§ Material provided:
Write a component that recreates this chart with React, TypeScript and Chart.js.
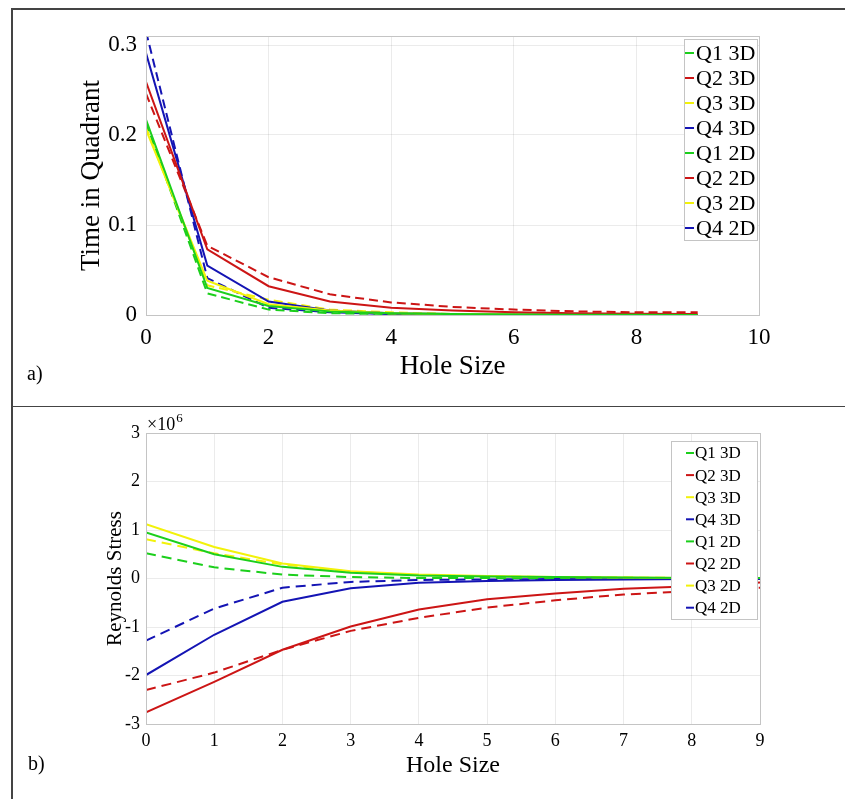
import React, { useEffect, useRef } from "react";
import { Chart, registerables } from "chart.js";

Chart.register(...registerables);

// ---------- data ----------
const holeSizes = [0, 1, 2, 3, 4, 5, 6, 7, 8, 9];
const seriesLabels = ["Q1 3D", "Q2 3D", "Q3 3D", "Q4 3D", "Q1 2D", "Q2 2D", "Q3 2D", "Q4 2D"];
const seriesColors = ["#1ccf1c", "#cc1515", "#f2f20a", "#1414b4", "#1ccf1c", "#cc1515", "#f2f20a", "#1414b4"];
const seriesDashed = [false, false, false, false, true, true, true, true];

// panel a) time in quadrant
const timeQ1_3D = [0.217, 0.030, 0.010, 0.004, 0.002, 0.001, 0.0005, 0.0003, 0.0002, 0.0001];
const timeQ2_3D = [0.259, 0.073, 0.032, 0.015, 0.008, 0.005, 0.003, 0.002, 0.0015, 0.001];
const timeQ3_3D = [0.206, 0.038, 0.012, 0.005, 0.002, 0.001, 0.0006, 0.0004, 0.0002, 0.0001];
const timeQ4_3D = [0.291, 0.055, 0.015, 0.005, 0.002, 0.001, 0.0005, 0.0003, 0.0002, 0.0001];
const timeQ1_2D = [0.214, 0.024, 0.006, 0.002, 0.001, 0.0005, 0.0003, 0.0002, 0.0001, 0.0001];
const timeQ2_2D = [0.246, 0.077, 0.042, 0.023, 0.014, 0.009, 0.006, 0.004, 0.003, 0.003];
const timeQ3_2D = [0.209, 0.033, 0.017, 0.006, 0.003, 0.001, 0.0006, 0.0004, 0.0002, 0.0001];
const timeQ4_2D = [0.315, 0.041, 0.008, 0.003, 0.001, 0.0005, 0.0003, 0.0002, 0.0001, 0.0001];

// panel b) Reynolds stress (x 10^6)
const stressQ1_3D = [0.95, 0.50, 0.24, 0.12, 0.06, 0.04, 0.03, 0.02, 0.01, 0.01];
const stressQ2_3D = [-2.76, -2.13, -1.47, -0.99, -0.64, -0.43, -0.31, -0.21, -0.16, -0.08];
const stressQ3_3D = [1.12, 0.65, 0.31, 0.15, 0.08, 0.05, 0.03, 0.02, 0.01, 0.01];
const stressQ4_3D = [-1.99, -1.16, -0.48, -0.20, -0.09, -0.05, -0.03, -0.02, -0.01, -0.01];
const stressQ1_2D = [0.52, 0.23, 0.08, 0.03, 0.01, 0.01, 0.0, 0.0, 0.0, 0.0];
const stressQ2_2D = [-2.30, -1.94, -1.47, -1.08, -0.81, -0.60, -0.45, -0.33, -0.26, -0.19];
const stressQ3_2D = [0.81, 0.52, 0.29, 0.14, 0.07, 0.04, 0.03, 0.02, 0.01, 0.01];
const stressQ4_2D = [-1.28, -0.62, -0.19, -0.07, -0.03, -0.02, -0.01, -0.01, 0.0, 0.0];

const timeSeries = [timeQ1_3D, timeQ2_3D, timeQ3_3D, timeQ4_3D, timeQ1_2D, timeQ2_2D, timeQ3_2D, timeQ4_2D];
const stressSeries = [stressQ1_3D, stressQ2_3D, stressQ3_3D, stressQ4_3D, stressQ1_2D, stressQ2_2D, stressQ3_2D, stressQ4_2D];

const FONT = "'Liberation Serif', 'Times New Roman', serif";

// ---------- plugins ----------
const boxLegendPlugin = {
  id: "boxLegend",
  afterDraw(chart: any, _args: any, opts: any) {
    const { ctx, chartArea } = chart;
    ctx.save();
    // axes box
    ctx.strokeStyle = "#c4c4c4";
    ctx.lineWidth = 1;
    ctx.strokeRect(chartArea.left + 0.5, chartArea.top + 0.5, chartArea.right - chartArea.left, chartArea.bottom - chartArea.top);

    // legend
    const L = opts.legend;
    if (L) {
      const bx = chartArea.right - L.right - L.width;
      const by = chartArea.top + L.top;
      ctx.fillStyle = "#ffffff";
      ctx.fillRect(bx, by, L.width, L.height);
      ctx.strokeStyle = "#c4c4c4";
      ctx.lineWidth = 1;
      ctx.strokeRect(bx + 0.5, by + 0.5, L.width, L.height);
      ctx.font = `${L.fontSize}px ${FONT}`;
      ctx.textBaseline = "middle";
      ctx.textAlign = "left";
      chart.data.datasets.forEach((ds: any, i: number) => {
        const cy = by + L.first + i * L.spacing;
        ctx.strokeStyle = ds.borderColor;
        ctx.lineWidth = 2;
        ctx.setLineDash([]);
        ctx.beginPath();
        ctx.moveTo(bx + L.sampleLeft, cy);
        ctx.lineTo(bx + L.sampleLeft + L.sampleLen, cy);
        ctx.stroke();
        ctx.fillStyle = "#000000";
        ctx.fillText(ds.label, bx + L.textLeft, cy + 1);
      });
    }

    // exponent
    if (opts.exponent) {
      ctx.fillStyle = "#000";
      ctx.textBaseline = "alphabetic";
      ctx.textAlign = "left";
      ctx.font = `18px ${FONT}`;
      const ex = chartArea.left + 1;
      const ey = chartArea.top - 3;
      ctx.fillText("\u00d710", ex, ey);
      const w = ctx.measureText("\u00d710").width;
      ctx.font = `13px ${FONT}`;
      ctx.fillText(opts.exponent, ex + w + 1, ey - 8);
    }

    // panel label
    if (opts.panel) {
      ctx.fillStyle = "#000";
      ctx.font = `20px ${FONT}`;
      ctx.textBaseline = "middle";
      ctx.textAlign = "left";
      ctx.fillText(opts.panel.text, opts.panel.x, opts.panel.y);
    }
    ctx.restore();
  },
};

function buildDatasets(series: number[][], dash: number[], width: number) {
  return series.map((vals, i) => ({
    label: seriesLabels[i],
    data: holeSizes.map((x, j) => ({ x, y: vals[j] })),
    borderColor: seriesColors[i],
    backgroundColor: seriesColors[i],
    borderWidth: width,
    borderDash: seriesDashed[i] ? dash : [],
    pointRadius: 0,
    tension: 0,
    fill: false,
  }));
}

const gridColor = "rgba(0,0,0,0.08)";

function TopChart() {
  const ref = useRef<HTMLCanvasElement>(null);
  useEffect(() => {
    const chart = new Chart(ref.current!, {
      type: "line",
      data: { datasets: buildDatasets(timeSeries, [9, 5], 2) as any },
      options: {
        animation: false,
        responsive: false,
        events: [],
        layout: { padding: { top: 36, right: 86, left: 0, bottom: 0 } },
        plugins: {
          legend: { display: false },
          tooltip: { enabled: false },
          boxLegend: {
            legend: { right: 2, top: 3, width: 73, height: 201, first: 14, spacing: 25, sampleLeft: 1, sampleLen: 9, textLeft: 12, fontSize: 22 },
            panel: { text: "a)", x: 27, y: 375 },
          },
        } as any,
        scales: {
          x: {
            type: "linear",
            min: 0,
            max: 10,
            afterFit: (s: any) => { s.height = 91; },
            ticks: { stepSize: 2, autoSkip: false, maxRotation: 0, padding: 9, color: "#000", font: { family: FONT, size: 23 }, includeBounds: false },
            grid: { color: gridColor, drawTicks: false },
            border: { display: false },
            title: { display: true, text: "Hole Size", color: "#000", font: { family: FONT, size: 27 }, padding: { top: 0, bottom: 23 } },
          },
          y: {
            type: "linear",
            min: 0,
            max: 0.31,
            afterFit: (s: any) => { s.width = 146; },
            ticks: { stepSize: 0.1, padding: 9, color: "#000", font: { family: FONT, size: 23 }, includeBounds: false },
            grid: { color: gridColor, drawTicks: false },
            border: { display: false },
            title: { display: true, text: "Time in Quadrant", color: "#000", font: { family: FONT, size: 27 }, padding: { top: 76, bottom: 0 } },
          },
        },
      },
      plugins: [boxLegendPlugin as any],
    });
    return () => chart.destroy();
  }, []);
  return <canvas ref={ref} width={845} height={406} style={{ position: "absolute", left: 0, top: 0, width: 845, height: 406 }} />;
}

function BottomChart() {
  const ref = useRef<HTMLCanvasElement>(null);
  useEffect(() => {
    const chart = new Chart(ref.current!, {
      type: "line",
      data: { datasets: buildDatasets(stressSeries, [10, 6], 2) as any },
      options: {
        animation: false,
        responsive: false,
        events: [],
        layout: { padding: { top: 27, right: 85, left: 0, bottom: 0 } },
        plugins: {
          legend: { display: false },
          tooltip: { enabled: false },
          boxLegend: {
            legend: { right: 3, top: 8, width: 86, height: 178, first: 12, spacing: 22.1, sampleLeft: 15, sampleLen: 8, textLeft: 24, fontSize: 17 },
            exponent: "6",
            panel: { text: "b)", x: 28, y: 359 },
          },
        } as any,
        scales: {
          x: {
            type: "linear",
            min: 0,
            max: 9,
            afterFit: (s: any) => { s.height = 75; },
            ticks: { stepSize: 1, autoSkip: false, maxRotation: 0, padding: 6, color: "#000", font: { family: FONT, size: 18 } },
            grid: { color: gridColor, drawTicks: false },
            border: { display: false },
            title: { display: true, text: "Hole Size", color: "#000", font: { family: FONT, size: 24 }, padding: { top: 0, bottom: 19 } },
          },
          y: {
            type: "linear",
            min: -3,
            max: 3,
            afterFit: (s: any) => { s.width = 146; },
            ticks: { stepSize: 1, padding: 6, color: "#000", font: { family: FONT, size: 18 } },
            grid: { color: gridColor, drawTicks: false },
            border: { display: false },
            title: { display: true, text: "Reynolds Stress", color: "#000", font: { family: FONT, size: 21 }, padding: { top: 103, bottom: 0 } },
          },
        },
      },
      plugins: [boxLegendPlugin as any],
    });
    return () => chart.destroy();
  }, []);
  return <canvas ref={ref} width={845} height={393} style={{ position: "absolute", left: 0, top: 406, width: 845, height: 393 }} />;
}

export default function App() {
  return (
    <div style={{ position: "absolute", left: 0, top: 0, width: 845, height: 799, background: "#fff", overflow: "hidden" }}>
      <TopChart />
      <BottomChart />
      <div style={{ position: "absolute", left: 11, top: 8, width: 834, height: 1.5, background: "#444" }} />
      <div style={{ position: "absolute", left: 11, top: 8, width: 1.5, height: 791, background: "#444" }} />
      <div style={{ position: "absolute", left: 11, top: 405.5, width: 834, height: 1.5, background: "#444" }} />
    </div>
  );
}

§ Do this:
Repeat, with no pictures, each line from the beginning of the data through the line containing "Chart.register(...registerables);", inclusive.

§ Task solution:
Write a component that recreates this chart with React, TypeScript and Chart.js.
import React, { useEffect, useRef } from "react";
import { Chart, registerables } from "chart.js";

Chart.register(...registerables);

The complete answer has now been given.